> [Problem requirements]
Return the lines where the word "React" occurs.

> [Data shown]
-- START --
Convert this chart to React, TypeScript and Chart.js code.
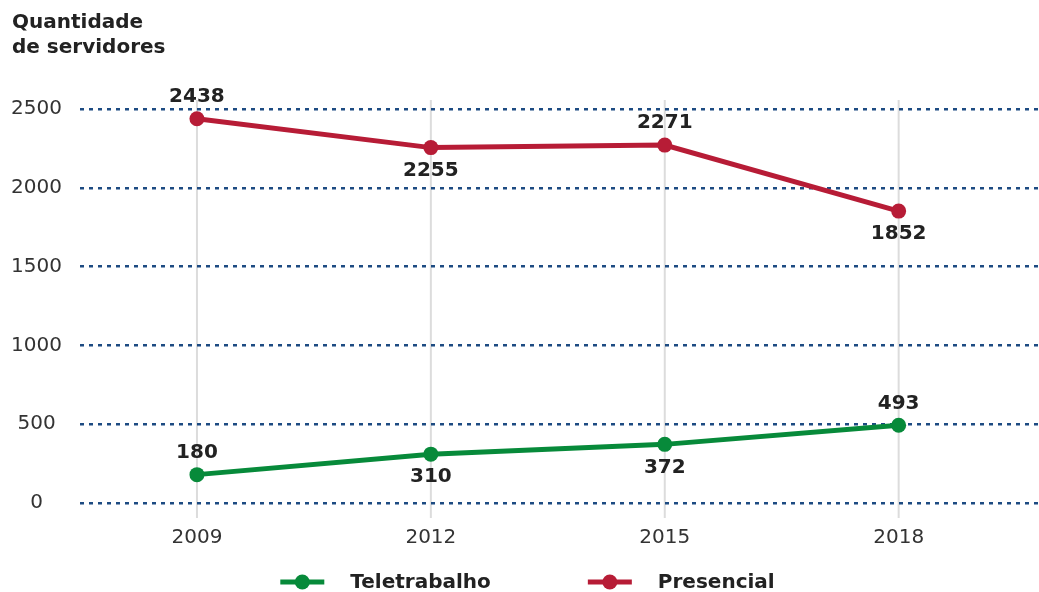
import React, { useEffect, useRef } from 'react';
import { Chart, registerables } from 'chart.js';

Chart.register(...registerables);

const years = [2009, 2012, 2015, 2018];
const teletrabalho = [180, 310, 372, 493];
const presencial = [2438, 2255, 2271, 1852];
const yTickValues = [0, 500, 1000, 1500, 2000, 2500];
const titleLines = ['Quantidade', 'de servidores'];
const seriesNames = ['Teletrabalho', 'Presencial'];
const teleLabelSide = ['above', 'below', 'below', 'above'];
const presLabelSide = ['above', 'below', 'above', 'below'];

const GREEN = '#078a3a';
const RED = '#b71c36';
const FONT = "'DejaVu Sans', sans-serif";

const verticalLines = {
  id: 'verticalLines',
  beforeDraw(chart: any) {
    const { ctx, chartArea, scales } = chart;
    ctx.save();
    ctx.strokeStyle = '#dcdcdc';
    ctx.lineWidth = 2;
    years.forEach((yr) => {
      const x = scales.x.getPixelForValue(yr);
      ctx.beginPath();
      ctx.moveTo(x, chartArea.top - 9);
      ctx.lineTo(x, chartArea.bottom + 15);
      ctx.stroke();
    });
    ctx.restore();
  },
};

const valueLabels = {
  id: 'valueLabels',
  afterDatasetsDraw(chart: any) {
    const ctx = chart.ctx;
    ctx.save();
    ctx.font = `bold 20px ${FONT}`;
    ctx.fillStyle = '#222222';
    ctx.textAlign = 'center';
    ctx.textBaseline = 'middle';
    chart.data.datasets.forEach((ds: any, di: number) => {
      const meta = chart.getDatasetMeta(di);
      meta.data.forEach((pt: any, i: number) => {
        const v = ds.data[i].y;
        const dy = ds.labelSides[i] === 'above' ? -22 : 23;
        ctx.fillText(String(v), pt.x, pt.y + dy);
      });
    });
    ctx.restore();
  },
};

const customLegend = {
  id: 'customLegend',
  afterDraw(chart: any) {
    const ctx = chart.ctx;
    ctx.save();
    ctx.font = `bold 20px ${FONT}`;
    ctx.textBaseline = 'middle';
    ctx.textAlign = 'left';
    const markerW = 44;
    const gapText = 26;
    const gapItem = 97;
    const items = chart.data.datasets.map((ds: any) => ({
      text: ds.label,
      color: ds.borderColor,
      w: markerW + gapText + ctx.measureText(ds.label).width,
    }));
    const total = items.reduce((s: number, it: any) => s + it.w, 0) + gapItem * (items.length - 1);
    let x = (chart.width - total) / 2 + 8;
    const y = chart.height - 10;
    items.forEach((it: any) => {
      ctx.strokeStyle = it.color;
      ctx.fillStyle = it.color;
      ctx.lineWidth = 5;
      ctx.beginPath();
      ctx.moveTo(x, y);
      ctx.lineTo(x + markerW, y);
      ctx.stroke();
      ctx.beginPath();
      ctx.arc(x + markerW / 2, y, 7.5, 0, Math.PI * 2);
      ctx.fill();
      ctx.fillStyle = '#222222';
      ctx.fillText(it.text, x + markerW + gapText, y + 1);
      x += it.w + gapItem;
    });
    ctx.restore();
  },
};

export default function App() {
  const ref = useRef<HTMLCanvasElement>(null);

  useEffect(() => {
    document.body.style.margin = '0';
    const canvas = ref.current!;
    const chart = new Chart(canvas, {
      type: 'line',
      data: {
        datasets: [
          {
            label: seriesNames[0],
            data: years.map((yr, i) => ({ x: yr, y: teletrabalho[i] })),
            borderColor: GREEN,
            backgroundColor: GREEN,
            borderWidth: 5,
            pointRadius: 7.5,
            pointBorderWidth: 0,
            pointBackgroundColor: GREEN,
            clip: false,
            labelSides: teleLabelSide,
          } as any,
          {
            label: seriesNames[1],
            data: years.map((yr, i) => ({ x: yr, y: presencial[i] })),
            borderColor: RED,
            backgroundColor: RED,
            borderWidth: 5,
            pointRadius: 7.5,
            pointBorderWidth: 0,
            pointBackgroundColor: RED,
            clip: false,
            labelSides: presLabelSide,
          } as any,
        ],
      },
      options: {
        animation: false,
        responsive: true,
        maintainAspectRatio: false,
        layout: { autoPadding: false, padding: { left: 12, right: 0, top: 8, bottom: 44 } },
        scales: {
          x: {
            type: 'linear',
            min: 2007.5,
            max: 2019.8,
            afterBuildTicks: (scale: any) => {
              scale.ticks = years.map((v) => ({ value: v }));
            },
            afterFit: (scale: any) => {
              scale.height = 45;
            },
            grid: { display: false, drawTicks: false },
            border: { display: false },
            ticks: {
              padding: 23,
              color: '#333333',
              font: { family: FONT, size: 20 },
              autoSkip: false,
              maxRotation: 0,
              callback: (v: any) => String(v),
            },
          },
          y: {
            type: 'linear',
            min: 0,
            max: 2500,
            afterBuildTicks: (scale: any) => {
              scale.ticks = yTickValues.map((v) => ({ value: v }));
            },
            afterFit: (scale: any) => {
              scale.width = 68;
            },
            grid: { color: '#1d4b82', lineWidth: 2.5, drawTicks: false },
            border: { display: false, dash: [4, 5] },
            ticks: {
              padding: 18,
              crossAlign: 'center',
              color: '#333333',
              font: { family: FONT, size: 20 },
              callback: (v: any) => String(v),
            },
          },
        },
        plugins: {
          legend: { display: false },
          tooltip: { enabled: false },
          title: {
            display: true,
            text: titleLines,
            align: 'start',
            color: '#222222',
            font: { family: FONT, size: 20, weight: 'bold', lineHeight: 1.25 },
            padding: { top: 2, bottom: 49 },
          },
        },
      },
      plugins: [verticalLines, valueLabels, customLegend],
    });
    return () => chart.destroy();
  }, []);

  return (
    <div style={{ width: 1039, height: 592, position: 'relative' }}>
      <canvas ref={ref} />
    </div>
  );
}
-- END --
> [Exercise output]
Convert this chart to React, TypeScript and Chart.js code.
import React, { useEffect, useRef } from 'react';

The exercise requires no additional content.